Set problem: Reproduce exactly the lines below, from the first one through the line containing "plt.rcParams['font.family'] = ['Liberation", and omit any pictures.

Recorded data:
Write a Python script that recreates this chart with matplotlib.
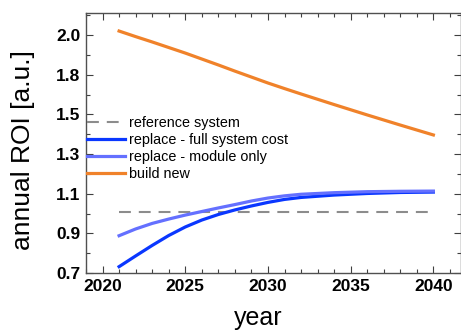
import numpy as np
import matplotlib
matplotlib.use('Agg')
import matplotlib.pyplot as plt
from matplotlib.ticker import FixedLocator, FixedFormatter

plt.rcParams['font.family'] = ['Liberation Sans', 'DejaVu Sans']

# years sampled along the curves
years = [2021, 2022, 2023, 2024, 2025, 2026, 2027, 2028, 2029, 2030, 2031, 2032, 2034, 2036, 2038, 2040]

ref_level = 1.01
roi_full = [0.732, 0.786, 0.839, 0.889, 0.932, 0.967, 0.995, 1.018, 1.038, 1.056, 1.071, 1.081, 1.093, 1.101, 1.106, 1.108]
roi_module = [0.888, 0.922, 0.950, 0.972, 0.992, 1.010, 1.028, 1.045, 1.063, 1.078, 1.089, 1.097, 1.105, 1.110, 1.112, 1.113]
roi_new = [2.020, 1.992, 1.965, 1.937, 1.909, 1.879, 1.849, 1.818, 1.782, 1.737, 1.695, 1.654, 1.574, 1.497, 1.446, 1.396]

ytick_vals = [0.7, 0.9, 1.1, 1.3, 1.5, 1.8, 2.0]
ytick_labels = ['0.7', '0.9', '1.1', '1.3', '1.5', '1.8', '2.0']

# y axis: tick values sit at equal spacing, piecewise linear in between
tv = np.array(ytick_vals)
ti = np.arange(len(tv), dtype=float)
step = 0.2


def fwd(v):
    v = np.asarray(v, dtype=float)
    out = np.interp(v, tv, ti)
    out = np.where(v > tv[-1], ti[-1] + (v - tv[-1]) / step, out)
    out = np.where(v < tv[0], (v - tv[0]) / step, out)
    return out


def inv(k):
    k = np.asarray(k, dtype=float)
    out = np.interp(k, ti, tv)
    out = np.where(k > ti[-1], tv[-1] + (k - ti[-1]) * step, out)
    out = np.where(k < 0, tv[0] + k * step, out)
    return out


c_ref = '#8c8c8c'
c_full = '#0a37ff'
c_mod = '#6470ff'
c_new = '#f0822a'

fig = plt.figure(figsize=(4.61, 3.30), dpi=100)
ax = fig.add_axes([86 / 461, 57 / 330, 375 / 461, 260 / 330])
ax.set_yscale('function', functions=(fwd, inv))

ax.plot([years[0], years[-1]], [ref_level, ref_level], color=c_ref, lw=1.5,
        dashes=(5.7, 3.8), label='reference system')
ax.plot(years, roi_full, color=c_full, lw=2.3, label='replace - full system cost')
ax.plot(years, roi_module, color=c_mod, lw=2.3, label='replace - module only')
ax.plot(years, roi_new, color=c_new, lw=2.3, label='build new')

ax.set_xlim(2019.4, 2041.67)
ax.set_ylim(0.7, float(inv(6.555)))

ax.set_xticks([2020, 2025, 2030, 2035, 2040])
ax.set_xticks(np.arange(2019, 2042), minor=True)
ax.yaxis.set_major_locator(FixedLocator(ytick_vals))
ax.yaxis.set_major_formatter(FixedFormatter(ytick_labels))
ax.yaxis.set_minor_locator(FixedLocator(inv(np.arange(0.5, 6.6, 1.0))))
ax.yaxis.set_minor_formatter(FixedFormatter([]))

for s in ax.spines.values():
    s.set_color('#505050')
    s.set_linewidth(1.0)
ax.tick_params(which='both', direction='in', top=True, right=True,
               color='#404040', width=0.8)
ax.tick_params(which='major', length=5, labelsize=12.5, pad=4)
ax.tick_params(which='minor', length=3)
for lab in ax.get_xticklabels() + ax.get_yticklabels():
    lab.set_fontweight('bold')

ax.legend(loc='upper left', bbox_to_anchor=(0.003, 0.602), frameon=False,
          fontsize=10.4, handlelength=2.6, handletextpad=0.3, labelspacing=0.2,
          borderaxespad=0, borderpad=0)

fig.text(23 / 461, 1 - 150 / 330, 'annual ROI [a.u.]', rotation=90,
         ha='center', va='center', fontsize=19)
fig.text(258 / 461, 5 / 330, 'year', ha='center', va='baseline', fontsize=18)

fig.savefig('out.png', dpi=100)
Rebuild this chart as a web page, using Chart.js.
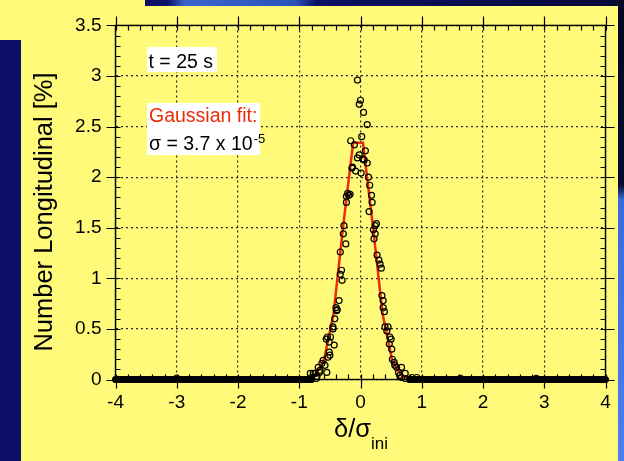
<!DOCTYPE html>
<html>
<head>
<meta charset="utf-8">
<script src="https://cdn.jsdelivr.net/npm/chart.js"></script>
<style>
  body { margin: 0; width: 624px; height: 461px; overflow: hidden; background: #0b1066; position: relative; }
  .fundo { position: absolute; }
  #amarelo { left: 21px; top: 6px; width: 597px; height: 455px; background: #fffa7a; }
  #amareloTopo { left: 0; top: 0; width: 145px; height: 40px; background: #fffa7a; }
  #faixaTopo { left: 145px; top: 0; width: 479px; height: 6px;
    background: linear-gradient(90deg, #0b1066 0, #0b1066 22px, #3a64cc 40px, #2c52bc 150px, #0b1066 172px, #070a35 100%); }
  #faixaDireita { left: 618px; top: 0; width: 6px; height: 461px;
    background: linear-gradient(180deg, #05081f 0, #070b30 185px, #3a6ae0 200px, #4b7ff0 100%); }
  canvas { position: absolute; left: 0; top: 0; }
</style>
</head>
<body>
<div class="fundo" id="amarelo"></div>
<div class="fundo" id="amareloTopo"></div>
<div class="fundo" id="faixaTopo"></div>
<div class="fundo" id="faixaDireita"></div>
<canvas id="grafico" width="624" height="461"></canvas>
<script>
const fonte = "'Liberation Sans', Arial, sans-serif";

// pontos da distribuicao em t = 25 s (delta/sigma_ini, %)
const picoX = [-0.05, 0.00, -0.02, 0.05, 0.11, 0.02, -0.16, -0.10, 0.08, -0.02,
  -0.05, 0.04, 0.06, 0.11, -0.13, -0.14, -0.08, 0.01, 0.13, 0.15,
  -0.19, -0.21, -0.17, -0.23, 0.18, 0.19, -0.23, 0.14, -0.27, 0.26,
  0.24, 0.21, 0.24, 0.22, -0.28, -0.24, -0.33, 0.27, 0.30, 0.32,
  0.34, -0.31, -0.33, -0.30, -0.35, -0.40, -0.38, -0.39, -0.42, -0.45,
  -0.45, -0.54, -0.49, -0.56, -0.51, -0.43, -0.51, -0.50, -0.53, -0.61,
  -0.63, -0.58, -0.69, -0.66, -0.55, -0.74, -0.82, -0.80, -0.72, -0.77,
  -0.71, -0.67, 0.35, 0.37, 0.37, 0.39, 0.40, 0.45, 0.43, 0.48,
  0.50, 0.47, 0.51, 0.52, 0.55, 0.56, 0.59, 0.67, 0.62, 0.64,
  0.67, 0.73, 0.84, 0.92, 0.73];
const picoY = [2.96, 2.76, 2.72, 2.64, 2.52, 2.40, 2.36, 2.32, 2.26, 2.22,
  2.19, 2.18, 2.17, 2.14, 2.10, 2.09, 2.06, 2.04, 2.00, 1.92,
  1.82, 1.84, 1.83, 1.81, 1.82, 1.75, 1.75, 1.66, 1.52, 1.54,
  1.52, 1.48, 1.44, 1.39, 1.44, 1.34, 1.26, 1.23, 1.18, 1.14,
  1.10, 1.08, 1.04, 0.98, 0.78, 0.71, 0.69, 0.68, 0.60, 0.52,
  0.50, 0.42, 0.42, 0.40, 0.37, 0.34, 0.27, 0.24, 0.22, 0.19,
  0.16, 0.14, 0.12, 0.09, 0.07, 0.06, 0.06, 0.02, 0.01, 0.06,
  0.03, 0.07, 0.83, 0.78, 0.71, 0.67, 0.52, 0.52, 0.48, 0.42,
  0.40, 0.35, 0.30, 0.20, 0.17, 0.14, 0.12, 0.12, 0.07, 0.04,
  0.02, 0.01, 0.02, 0.02, 0.06];

// pontos soltos logo acima do zero
const soltosX = [-3.0, 1.63, 2.87];
const soltosY = [0.015, 0.012, 0.012];

// linha de base: pontos em zero fora do pico
const nivelBase = 0;
const baseEsqX = [-4, -3.96, -3.92, -3.88, -3.84, -3.8, -3.76, -3.72, -3.68, -3.64,
  -3.6, -3.56, -3.52, -3.48, -3.44, -3.4, -3.36, -3.32, -3.28, -3.24,
  -3.2, -3.16, -3.12, -3.08, -3.04, -3, -2.96, -2.92, -2.88, -2.84,
  -2.8, -2.76, -2.72, -2.68, -2.64, -2.6, -2.56, -2.52, -2.48, -2.44,
  -2.4, -2.36, -2.32, -2.28, -2.24, -2.2, -2.16, -2.12, -2.08, -2.04,
  -2, -1.96, -1.92, -1.88, -1.84, -1.8, -1.76, -1.72, -1.68, -1.64,
  -1.6, -1.56, -1.52, -1.48, -1.44, -1.4, -1.36, -1.32, -1.28, -1.24,
  -1.2, -1.16, -1.12, -1.08, -1.04, -1, -0.96, -0.92, -0.88, -0.84, -0.8];
const baseDirX = [0.8, 0.84, 0.88, 0.92, 0.96, 1, 1.04, 1.08, 1.12, 1.16,
  1.2, 1.24, 1.28, 1.32, 1.36, 1.4, 1.44, 1.48, 1.52, 1.56,
  1.6, 1.64, 1.68, 1.72, 1.76, 1.8, 1.84, 1.88, 1.92, 1.96,
  2, 2.04, 2.08, 2.12, 2.16, 2.2, 2.24, 2.28, 2.32, 2.36,
  2.4, 2.44, 2.48, 2.52, 2.56, 2.6, 2.64, 2.68, 2.72, 2.76,
  2.8, 2.84, 2.88, 2.92, 2.96, 3, 3.04, 3.08, 3.12, 3.16,
  3.2, 3.24, 3.28, 3.32, 3.36, 3.4, 3.44, 3.48, 3.52, 3.56,
  3.6, 3.64, 3.68, 3.72, 3.76, 3.8, 3.84, 3.88, 3.92, 3.96, 4];

// ajuste gaussiano (linha vermelha)
const ajusteX = [-0.92, -0.76, -0.60, -0.44, -0.28, -0.12, 0.04, 0.20, 0.36, 0.52, 0.68, 0.84];
const ajusteY = [0.004, 0.033, 0.18, 0.65, 1.53, 2.34, 2.34, 1.53, 0.65, 0.18, 0.033, 0.004];

const ticksX = [-4, -3, -2, -1, 0, 1, 2, 3, 4];
const ticksY = [0, 0.5, 1, 1.5, 2, 2.5, 3, 3.5];
const passoMenorX = 0.2;
const passoMenorY = 0.1;

const juntaPontos = (xs, ys) => xs.map((x, i) => ({ x: x, y: ys[i] }));

const dadosPico = juntaPontos(picoX, picoY).concat(juntaPontos(soltosX, soltosY));
const dadosBase = baseEsqX.concat(baseDirX).map(x => ({ x: x, y: nivelBase }));
const dadosAjuste = juntaPontos(ajusteX, ajusteY);

const estiloPonto = {
  pointStyle: 'circle',
  pointRadius: 3,
  pointBorderWidth: 1.2,
  borderColor: '#000',
  backgroundColor: 'rgba(0,0,0,0)',
  showLine: false,
  clip: false
};

// moldura com ticks maiores para fora e menores para dentro, nos quatro lados
const moldura = {
  id: 'moldura',
  afterDraw(grafico) {
    const { ctx, chartArea: a, scales: { x, y } } = grafico;
    ctx.save();
    ctx.strokeStyle = '#000';
    ctx.lineWidth = 1.4;
    ctx.strokeRect(a.left, a.top, a.right - a.left, a.bottom - a.top);

    ctx.lineWidth = 1.2;
    ctx.beginPath();
    for (let v = x.min; v <= x.max + 1e-6; v += passoMenorX) {
      const px = Math.round(x.getPixelForValue(v)) + 0.5;
      ctx.moveTo(px, a.bottom); ctx.lineTo(px, a.bottom - 5);
      ctx.moveTo(px, a.top); ctx.lineTo(px, a.top + 5);
    }
    for (let v = y.min; v <= y.max + 1e-6; v += passoMenorY) {
      const py = Math.round(y.getPixelForValue(v)) + 0.5;
      ctx.moveTo(a.left, py); ctx.lineTo(a.left + 5, py);
      ctx.moveTo(a.right, py); ctx.lineTo(a.right - 5, py);
    }
    ticksX.forEach(v => {
      const px = Math.round(x.getPixelForValue(v)) + 0.5;
      ctx.moveTo(px, a.bottom); ctx.lineTo(px, a.bottom + 9);
      ctx.moveTo(px, a.top); ctx.lineTo(px, a.top - 9);
    });
    ticksY.forEach(v => {
      const py = Math.round(y.getPixelForValue(v)) + 0.5;
      ctx.moveTo(a.left, py); ctx.lineTo(a.left - 9, py);
      ctx.moveTo(a.right, py); ctx.lineTo(a.right + 9, py);
    });
    ctx.stroke();
    ctx.restore();
  }
};

// titulos dos eixos e caixas de texto
const textos = {
  id: 'textos',
  afterDraw(grafico) {
    const ctx = grafico.ctx;
    ctx.save();
    ctx.fillStyle = '#000';
    ctx.textBaseline = 'alphabetic';

    // eixo y
    ctx.save();
    ctx.translate(52, 212);
    ctx.rotate(-Math.PI / 2);
    ctx.textAlign = 'center';
    ctx.font = '25.5px ' + fonte;
    ctx.fillText('Number Longitudinal [%]', 0, 0);
    ctx.restore();

    // eixo x: delta/sigma com indice "ini"
    ctx.textAlign = 'left';
    ctx.font = '25.5px ' + fonte;
    const principal = 'δ/σ';
    const wp = ctx.measureText(principal).width;
    ctx.font = '17px ' + fonte;
    const wi = ctx.measureText('ini').width;
    const x0 = 361 - (wp + wi) / 2;
    ctx.font = '25.5px ' + fonte;
    ctx.fillText(principal, x0, 437);
    ctx.font = '17px ' + fonte;
    ctx.fillText('ini', x0 + wp, 449);

    // caixas brancas
    ctx.fillStyle = '#fff';
    ctx.fillRect(147, 47, 70, 25);
    ctx.fillRect(147, 103, 113, 52);

    ctx.font = '19.5px ' + fonte;
    ctx.fillStyle = '#000';
    ctx.fillText('t = 25 s', 148.5, 68);
    ctx.fillStyle = '#ee2a08';
    ctx.fillText('Gaussian fit:', 149, 122);
    ctx.fillStyle = '#000';
    const sig = 'σ = 3.7 x 10';
    ctx.fillText(sig, 149, 150);
    const ws = ctx.measureText(sig).width;
    ctx.font = '13px ' + fonte;
    ctx.fillText('-5', 149 + ws + 1, 143);
    ctx.restore();
  }
};

const grafico = new Chart(document.getElementById('grafico'), {
  type: 'scatter',
  data: {
    datasets: [
      Object.assign({ label: 'pico', data: dadosPico }, estiloPonto),
      // os circulos em zero ficam tao juntos que formam uma faixa cheia
      Object.assign({ label: 'base', data: dadosBase }, estiloPonto,
        { pointRadius: 2.9, pointBorderWidth: 1.2, backgroundColor: '#000' }),
      {
        label: 'ajuste',
        data: dadosAjuste,
        showLine: true,
        borderColor: '#ec2d0a',
        borderWidth: 2.5,
        pointRadius: 0,
        clip: false
      }
    ]
  },
  options: {
    responsive: false,
    animation: false,
    devicePixelRatio: 1,
    layout: { padding: { top: 24.5, right: 18.5, left: 0, bottom: 0 } },
    plugins: { legend: { display: false }, tooltip: { enabled: false } },
    scales: {
      x: {
        type: 'linear',
        min: -4,
        max: 4,
        afterBuildTicks: s => { s.ticks = ticksX.map(v => ({ value: v })); },
        afterFit: s => { s.height = 81.5; },
        ticks: { color: '#000', font: { family: fonte, size: 19 }, padding: 12, callback: v => String(v) },
        grid: { color: '#2a2a2a', lineWidth: 1.2, drawTicks: false },
        border: { display: false, dash: [2, 3] }
      },
      y: {
        type: 'linear',
        min: 0,
        max: 3.5,
        afterBuildTicks: s => { s.ticks = ticksY.map(v => ({ value: v })); },
        afterFit: s => { s.width = 115.5; },
        ticks: { color: '#000', font: { family: fonte, size: 19 }, padding: 14, callback: v => String(v) },
        grid: { color: '#2a2a2a', lineWidth: 1.2, drawTicks: false },
        border: { display: false, dash: [2, 3] }
      }
    }
  },
  plugins: [moldura, textos]
});
</script>
</body>
</html>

Written reply:
Write a Python script that recreates this chart with matplotlib.
import numpy as np
import matplotlib
matplotlib.use('Agg')
import matplotlib.pyplot as plt
from matplotlib.ticker import FixedLocator, FixedFormatter

plt.rcParams['font.family'] = ['Liberation Sans', 'DejaVu Sans']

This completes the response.